Design Quantitative and Qualitative
Purpose The purpose of the study was to analyze the effectiveness of a brief assessment tool that is used to monitor strain, over time, among family caregivers of ailing relatives.
Participants Participants of the study (n=67) were enrolled in the Senior Care program in Chicago. Participants were receiving counseling or attending support groups at the agency. The majority of care providers identified as being a daughter or daughter-in-law of an impaired care recipient. The average age of the caregiver was 56 while the average mean for the care recipient was 82.
Outcome / Dependent Variables The Caregiver Risk Screen (CRS), a brief 12-item measurement, was utilized to determine caregiver strain. Besides the utilization of CRS, the following data was also measured: participant's socio-demographics, care recipient's data (age, gender, ethnicity, cognitive impairment, and ADL / IADLs), caregivers' responses to semi-structured individual interviews and process notes obtained by an observer who attended caregiving support groups.

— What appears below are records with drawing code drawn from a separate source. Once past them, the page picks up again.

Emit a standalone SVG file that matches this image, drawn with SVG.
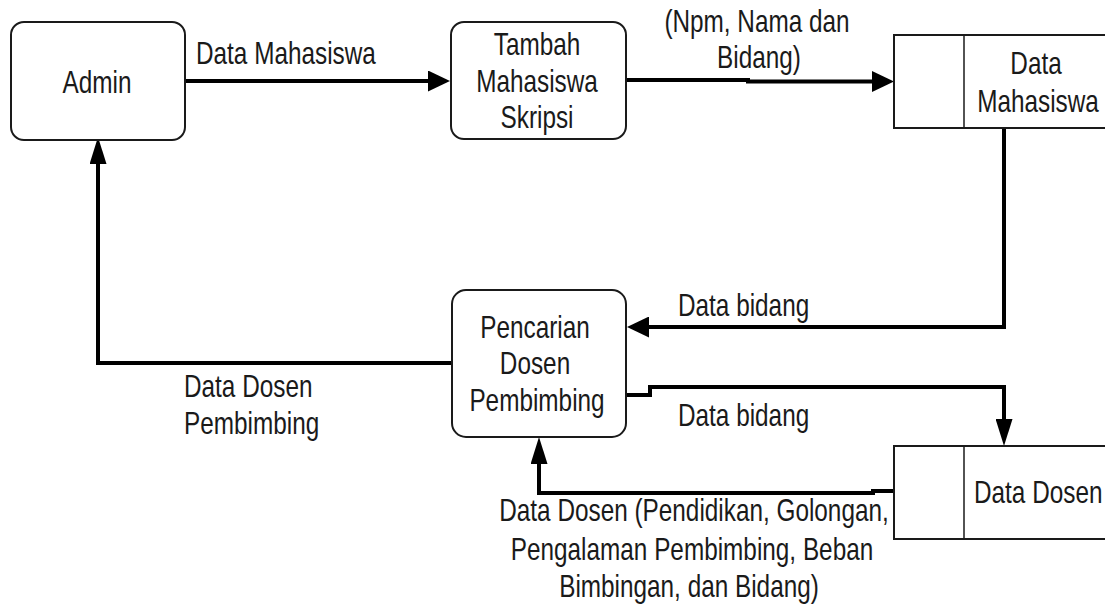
<svg xmlns="http://www.w3.org/2000/svg" width="1105" height="607" viewBox="0 0 1105 607">
  <style>
    .box { fill: #ffffff; stroke: #1a1a1a; stroke-width: 2; }
    .store { fill: none; stroke: #1a1a1a; stroke-width: 2; }
    .div { fill: none; stroke: #1a1a1a; stroke-width: 1.5; }
    .flow { fill: none; stroke: #000000; stroke-width: 4; stroke-linejoin: miter; }
    .t { font-family: "Liberation Sans", Arial, sans-serif; font-size: 31px; fill: #1a1a1a; }
    .c { text-anchor: middle; }
  </style>
  <defs>
    <!-- horizontal and vertical arrowheads (drawing is slightly narrower horizontally) -->
    <marker id="ah" markerUnits="userSpaceOnUse" markerWidth="22" markerHeight="21" refX="8" refY="10.5" orient="auto">
      <path d="M0,0 L22,10.5 L0,21 z" fill="#000"/>
    </marker>
    <marker id="av" markerUnits="userSpaceOnUse" markerWidth="27" markerHeight="17" refX="9" refY="8.5" orient="auto">
      <path d="M0,0 L27,8.5 L0,17 z" fill="#000"/>
    </marker>
  </defs>

  <rect width="1105" height="607" fill="#ffffff"/>

  <!-- data flows -->
  <g id="connectors">
    <path class="flow" d="M185,81 H436" marker-end="url(#ah)"/>
    <path class="flow" d="M626,80 H748 V81.5 H880" marker-end="url(#ah)"/>
    <path class="flow" d="M1004,128 V327 H641" marker-end="url(#ah)"/>
    <path class="flow" d="M452,363 H98 V155" marker-end="url(#av)"/>
    <path class="flow" d="M626,395 H650 V387 H1004 V428" marker-end="url(#av)"/>
    <path class="flow" d="M894,491 H873 V493 H539 V455" marker-end="url(#av)"/>

    <text class="t" transform="translate(196,64) scale(0.785,1)">Data Mahasiswa</text>
    <text class="t c" transform="translate(757,32) scale(0.785,1)">(Npm, Nama dan</text>
    <text class="t c" transform="translate(759,68) scale(0.785,1)">Bidang)</text>
    <text class="t" transform="translate(678,316) scale(0.785,1)">Data bidang</text>
    <text class="t" transform="translate(678,426) scale(0.785,1)">Data bidang</text>
    <text class="t" transform="translate(184,397) scale(0.785,1)">Data Dosen</text>
    <text class="t" transform="translate(184,434) scale(0.785,1)">Pembimbing</text>
    <text class="t c" transform="translate(694,521) scale(0.785,1)">Data Dosen (Pendidikan, Golongan,</text>
    <text class="t c" transform="translate(692,560) scale(0.785,1)">Pengalaman Pembimbing, Beban</text>
    <text class="t c" transform="translate(689,597) scale(0.785,1)">Bimbingan, dan Bidang)</text>
  </g>

  <!-- external entity -->
  <g id="admin">
    <rect class="box" x="11" y="22" width="174" height="118" rx="13"/>
    <text class="t c" transform="translate(97,93) scale(0.785,1)">Admin</text>
  </g>

  <!-- processes -->
  <g id="tambah-mahasiswa">
    <rect class="box" x="451" y="22" width="175" height="117" rx="13"/>
    <text class="t c" transform="translate(537,55) scale(0.785,1)">Tambah</text>
    <text class="t c" transform="translate(537,92) scale(0.785,1)">Mahasiswa</text>
    <text class="t c" transform="translate(537,128) scale(0.785,1)">Skripsi</text>
  </g>

  <g id="pencarian-dosen">
    <rect class="box" x="452" y="290" width="174" height="147" rx="14"/>
    <text class="t c" transform="translate(535,338) scale(0.785,1)">Pencarian</text>
    <text class="t c" transform="translate(535,374) scale(0.785,1)">Dosen</text>
    <text class="t c" transform="translate(537,411) scale(0.785,1)">Pembimbing</text>
  </g>

  <!-- data stores -->
  <g id="data-mahasiswa">
    <path class="store" d="M1107,35 H894 V128 H1107"/>
    <path class="div" d="M964,35 V128"/>
    <text class="t c" transform="translate(1036,74) scale(0.785,1)">Data</text>
    <text class="t c" transform="translate(1038,112) scale(0.785,1)">Mahasiswa</text>
  </g>

  <g id="data-dosen">
    <path class="store" d="M1107,446 H894 V539 H1107"/>
    <path class="div" d="M964,446 V539"/>
    <text class="t" transform="translate(974,503) scale(0.785,1)">Data Dosen</text>
  </g>
</svg>
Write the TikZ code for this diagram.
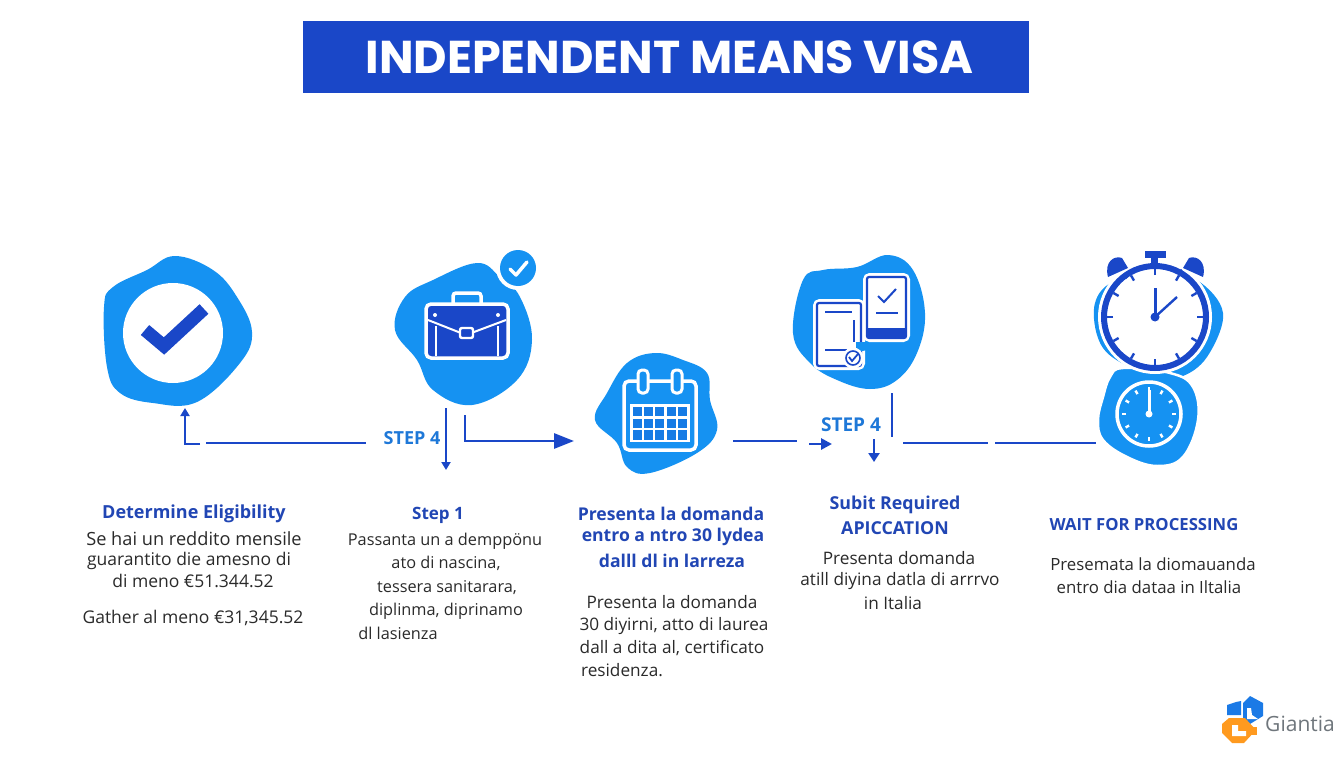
\documentclass[tikz,border=0pt]{standalone}
\usepackage{fontspec}
\setmainfont{Open Sans}
\newfontfamily\titlefont{Poppins}
\usetikzlibrary{arrows.meta,calc}
\definecolor{blobblue}{HTML}{1592F2}
\definecolor{deepblue}{HTML}{1A47C8}
\definecolor{headblue}{HTML}{2146B4}
\definecolor{stepblue}{HTML}{1E78D8}
\definecolor{bodyink}{HTML}{2A2A2A}
\definecolor{logogrey}{HTML}{6F767C}
\definecolor{logoorange}{HTML}{FF9A1F}
\definecolor{logoblue}{HTML}{1B7AE6}
\tikzset{
  blob/.style={fill=blobblue,draw=none},
  conn/.style={draw=deepblue,line width=2.8pt},
  tip/.style={conn,-{Triangle[length=8pt,width=9pt]}},
  bigtip/.style={conn,-{Triangle[length=20pt,width=15pt]}},
  head/.style={font=\fontsize{#1}{18}\selectfont\bfseries,text=headblue,inner sep=0pt,anchor=center},
  body/.style={font=\fontsize{#1}{18}\selectfont,text=bodyink,inner sep=0pt,anchor=center},
  steplabel/.style={font=\fontsize{#1}{18}\selectfont\bfseries,text=stepblue,inner sep=0pt},
  iconline/.style={draw=deepblue,line width=2.4pt},
  whiteline/.style={draw=white,line width=3.5pt}
}
\begin{document}
\begin{tikzpicture}[x=1pt,y=-1pt]
\useasboundingbox (0,0) rectangle (1344,768);
\fill[white] (0,0) rectangle (1344,768);

% title
\node[fill=deepblue,minimum width=726pt,minimum height=72pt,inner sep=0pt,font=\titlefont\fontsize{46}{48}\selectfont\bfseries,text=white] (title) at (666,57) {\kern7pt INDEPENDENT MEANS VISA};

% ---- icon 1
\path[blob] plot[smooth cycle,tension=0.65] coordinates {(175,256)(213,270)(237,297)(252,332)(240,363)(197,402)(153,403)(120,393)(107,367)(104,307)(113,287)(147,270)};
\fill[white] (173,333) circle (50);
\draw[draw=deepblue,line width=13pt,line join=miter] (145,330) -- (164,346) -- (204,309);

% ---- icon 2
\path[blob] plot[smooth cycle,tension=0.65] coordinates {(477,263)(500,277)(520,297)(532,340)(517,380)(472,405)(433,390)(417,360)(395,330)(405,297)(433,280)};
\fill[white] (518,268) circle (22);
\fill[blobblue] (518,268) circle (18);
\draw[white,line width=3.5pt,line join=round,line cap=round] (510,269) -- (516,275) -- (527,262);
\draw[whiteline,rounded corners=3pt] (453,303) -- (453,293) -- (481,293) -- (481,303);
\draw[whiteline,fill=deepblue,rounded corners=5pt] (426,304) rectangle (508,358);
\draw[white,line width=2pt] (428,320) -- (466,335) -- (506,320);
\draw[white,line width=2pt] (436,326) -- (436,356);
\draw[white,line width=2pt] (498,326) -- (498,356);
\fill[white] (435,315) circle (2) (498,315) circle (2);
\draw[white,fill=deepblue,line width=2.4pt,rounded corners=2pt] (460,328) rectangle (473,338);

% ---- icon 3
\path[blob] plot[smooth cycle,tension=0.65] coordinates {(655,353)(683,360)(707,373)(710,400)(717,430)(697,453)(650,473)(627,467)(617,443)(595,420)(607,393)(627,363)};
\draw[whiteline,rounded corners=5pt] (624,381) rectangle (696,450);
\foreach \rx in {643,677}{
  \draw[white,fill=blobblue,line width=3pt,rounded corners=4pt] (\rx-5,370) rectangle (\rx+5,393);
}
\fill[white] (630,404) rectangle (690,442);
\foreach \cx in {0,1,2,3,4}{
  \foreach \cy in {0,1,2}{
    \fill[blobblue!70!deepblue] (633+\cx*11.2,407+\cy*11.6) rectangle +(9,9.4);
  }
}

% ---- icon 4
\path[blob] plot[smooth cycle,tension=0.65] coordinates {(888,255)(913,270)(925,313)(917,353)(897,380)(870,389)(837,380)(810,363)(793,333)(803,280)(823,270)(857,267)};
\draw[draw=white,fill=white,line width=8pt,rounded corners=3pt] (867,277) rectangle (906,338);
\draw[draw=deepblue,line width=2.2pt,rounded corners=2pt] (867,277) rectangle (906,338);
\fill[deepblue] (867,328) rectangle (906,338);
\draw[iconline,line width=2pt] (878,296) -- (884,302) -- (896,289);
\draw[iconline,line width=2pt] (876,313) -- (898,313);
\draw[draw=white,fill=white,line width=8pt,rounded corners=3pt] (817,303) rectangle (861,366);
\draw[draw=deepblue,line width=2.2pt,rounded corners=2pt] (817,303) rectangle (861,366);
\draw[iconline,line width=2pt] (825,312) -- (852,312);
\draw[iconline,line width=2pt] (825,350) -- (847,350);
\draw[iconline,line width=2pt] (854,320) -- (854,342);
\fill[blobblue] (856,342) -- (868,342) -- (868,350) -- (856,352) -- cycle;
\draw[draw=white,fill=white,line width=3pt] (853,358) circle (9);
\draw[draw=deepblue,line width=1.6pt] (853,358) circle (7);
\draw[iconline,line width=1.8pt] (849,357) -- (852,361) -- (858,354);

% ---- icon 5
\path[blob] plot[smooth cycle,tension=0.6] coordinates {(1112,282)(1095,303)(1097,335)(1112,357)(1150,375)(1180,377)(1207,357)(1223,313)(1197,280)(1155,268)};
\path[blob,draw=white,line width=2.5pt] plot[smooth cycle,tension=0.65] coordinates {(1123,368)(1170,373)(1193,387)(1198,420)(1183,457)(1157,466)(1127,457)(1103,440)(1098,420)(1103,397)(1110,377)};
\fill[white] (1155,317) circle (57);
\fill[deepblue] (1145,251) rectangle (1166,258);
\fill[deepblue] (1151,258) rectangle (1158,268);
\draw[deepblue,line width=3pt] (1125,278) -- (1131,272);
\draw[deepblue,line width=3pt] (1180,270) -- (1188,279);
\fill[deepblue] (1108,277) .. controls (1104,262) and (1114,255) .. (1122,258) -- (1128,268) -- cycle;
\fill[deepblue] (1203,277) .. controls (1207,262) and (1197,255) .. (1189,258) -- (1183,268) -- cycle;
\draw[deepblue,line width=6pt] (1155,317) circle (51);
\foreach \a in {0,30,...,330}{
  \draw[deepblue,line width=2.4pt] ($(1155,317)+(\a:42)$) -- ($(1155,317)+(\a:48)$);
}
\draw[deepblue,line width=3pt] (1155,317) -- (1155,288);
\draw[deepblue,line width=2.4pt] (1155,317) -- (1177,297);
\fill[deepblue] (1155,317) circle (4.5);

\draw[white,line width=3.5pt] (1149,414) circle (32);
\foreach \a in {0,30,...,330}{
  \draw[white,line width=2.4pt] ($(1149,414)+(\a:23)$) -- ($(1149,414)+(\a:27)$);
}
\draw[white,line width=3pt] (1149,414) -- (1149,390);
\fill[white] (1149,414) circle (3.5);

% ---- connectors
\coordinate (a1) at (200,444); \coordinate (a2) at (185,444); \coordinate (a3) at (185,408);
\coordinate (b1) at (206,443); \coordinate (b2) at (366,443);
\coordinate (c1) at (446,408); \coordinate (c2) at (446,470);
\coordinate (d1) at (465,415); \coordinate (d2) at (465,441); \coordinate (d3) at (574,441);
\coordinate (e1) at (733,441); \coordinate (e2) at (797,441);
\coordinate (f1) at (809,444); \coordinate (f2) at (832,444);
\coordinate (g1) at (892,393); \coordinate (g2) at (892,437);
\coordinate (h1) at (874,439); \coordinate (h2) at (874,462);
\coordinate (i1) at (903,443); \coordinate (i2) at (988,443);
\coordinate (j1) at (995,443); \coordinate (j2) at (1096,443);
\draw[tip] (a1) -- (a2) -- (a3);
\draw[conn] (b1) -- (b2);
\draw[tip] (c1) -- (c2);
\draw[bigtip] (d1) -- (d2) -- (d3);
\draw[conn] (e1) -- (e2);
\draw[tip,-{Triangle[length=11pt,width=11pt]}] (f1) -- (f2);
\draw[conn] (g1) -- (g2);
\draw[tip,-{Triangle[length=9pt,width=11pt]}] (h1) -- (h2);
\draw[conn] (i1) -- (i2);
\draw[conn] (j1) -- (j2);

\node[steplabel=18] (s1) at (412,438) {STEP 4};
\node[steplabel=19] (s2) at (851,425) {STEP 4};

% ---- text column 1
\node[head=18] (t1) at (194,514) {Determine Eligibility};
\node[body=18.2] (t2) at (194,539) {Se hai un reddito mensile};
\node[body=17.5] (t3) at (189,561) {guarantito die amesno di};
\node[body=17.5] (t4) at (193,581) {di meno €51.344.52};
\node[body=17.5] (t5) at (193,618) {Gather al meno €31,345.52};
% column 2
\node[head=17] (u1) at (438,515) {Step 1};
\node[body=16.3] (u2) at (445,541) {Passanta un a demppönu};
\node[body=16.3] (u3) at (446,563) {ato di nascina,};
\node[body=16.3] (u4) at (447,588) {tessera sanitarara,};
\node[body=16.3] (u5) at (446,611) {diplinma, diprinamo};
\node[body=16.3] (u6) at (398,633) {dl lasienza};
% column 3
\node[head=17.6] (v1) at (671,514) {Presenta la domanda};
\node[head=17.6] (v2) at (673,537) {entro a ntro 30 lydea};
\node[head=17.6] (v3) at (672,561) {dalll dl in larreza};
\node[body=17.2] (v4) at (672,602) {Presenta la domanda};
\node[body=17.2] (v5) at (674,626) {30 diyirni, atto di laurea};
\node[body=17.2] (v6) at (672,648) {dall a dita al, certificato};
\node[body=17.2] (v7) at (622,670) {residenza.};
% column 4
\node[head=17.8] (w1) at (895,505) {Subit Required};
\node[head=17.8] (w2) at (895,528) {APICCATION};
\node[body=17.2] (w3) at (899,558) {Presenta domanda};
\node[body=17.2] (w4) at (900,581) {atill diyina datla di arrrvo};
\node[body=17.2] (w5) at (893,603) {in Italia};
% column 5
\node[head=16.7] (x1) at (1144,525) {WAIT FOR PROCESSING};
\node[body=16.8] (x2) at (1153,564) {Presemata la diomauanda};
\node[body=16.8] (x3) at (1149,587) {entro dia dataa in Iltalia};

% ---- logo
\fill[logoblue] (1227,705) -- (1236,702) -- (1241,701) -- (1241,715) -- (1227,715) -- cycle;
\fill[logoblue] (1250,696) -- (1263,703) -- (1263,716) -- (1250,724) -- (1243,720) -- (1243,703) -- cycle;
\fill[white] (1247,719) -- (1247,708) -- (1251,708) -- (1252,715) -- (1258,719) -- cycle;
\fill[logoorange] (1229,718) -- (1245,718) -- (1256,730) -- (1244,743) -- (1232,743) -- (1222,733) -- (1222,724) -- cycle;
\fill[white] (1232,725) -- (1238,725) -- (1238,731) -- (1246,731) -- (1246,736) -- (1232,736) -- cycle;
\fill[logoorange] (1248,727) rectangle (1257,735);
\node[font=\fontsize{21}{22}\selectfont,text=logogrey,inner sep=0pt] (logo) at (1300,724) {Giantia};
\end{tikzpicture}
\end{document}
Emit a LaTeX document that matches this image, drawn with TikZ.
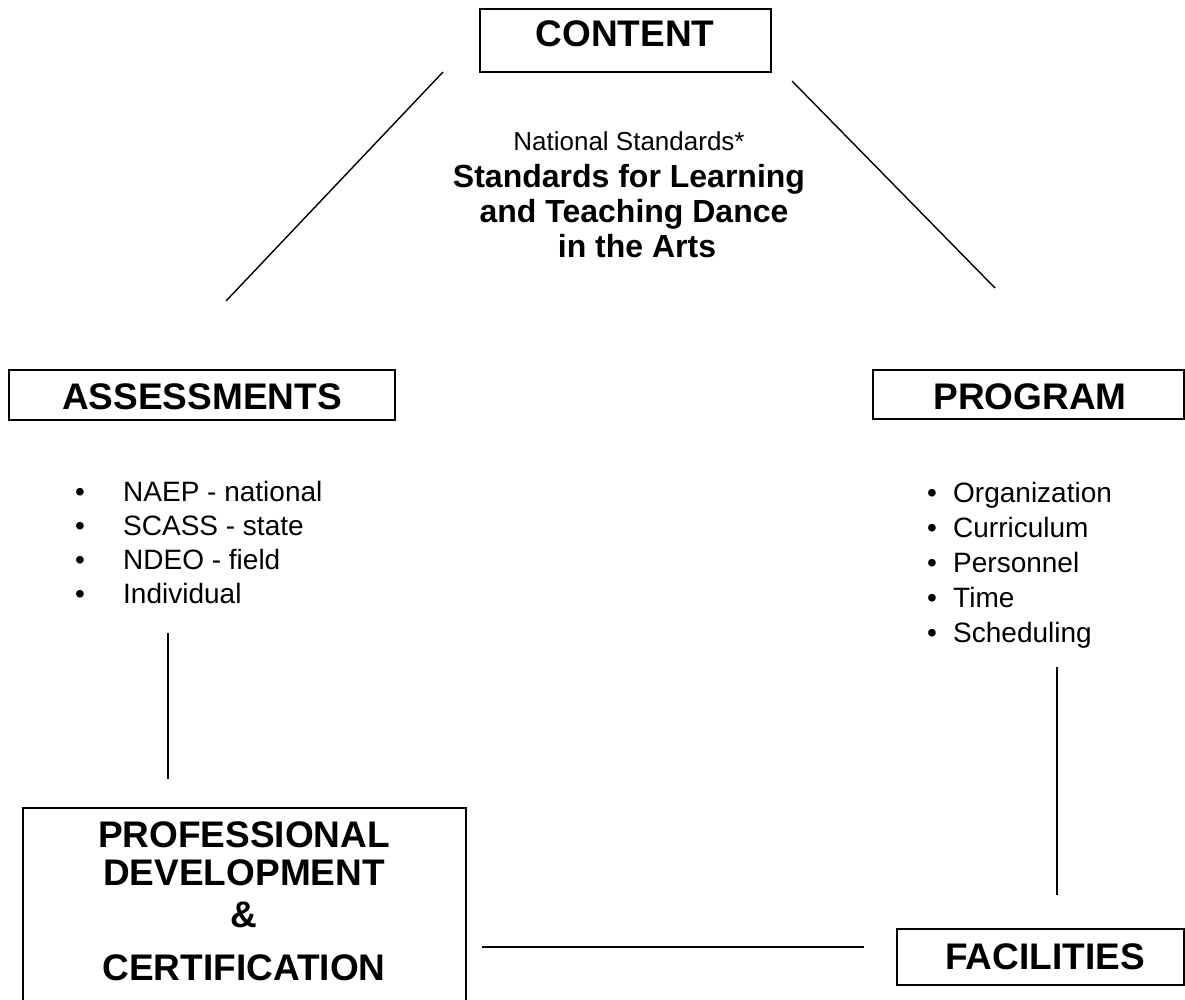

Procedure CRS responses by the participants were collected during an initial in-person intake interview while follow up responses were retrieved through telephone interviews during 6-months intervals.
Outcomes Fifty nine of the participants who completed at least two CRS measurements showed statistically significant decline in overall caregiver strain. Overall, 42% of the care providers reported a decrease in strain while 44% indicated no change in caregiver strain. However, fourteen percent of the study participants indicated an increase in strain. The study also found no differences in caregivers' response in regards to age, gender or ethnicity. The participants who reported a reduction in caregiver strain were caring for care recipients with less impairment but had indicated a high level of caregiver strain when entering the Senior Care program. Participants that reported an increase in caregiver strain were caring for elderly individuals who had the highest level of ADL's need.
Author Ayalon, L., Huyck, M. H., and Yoder, J.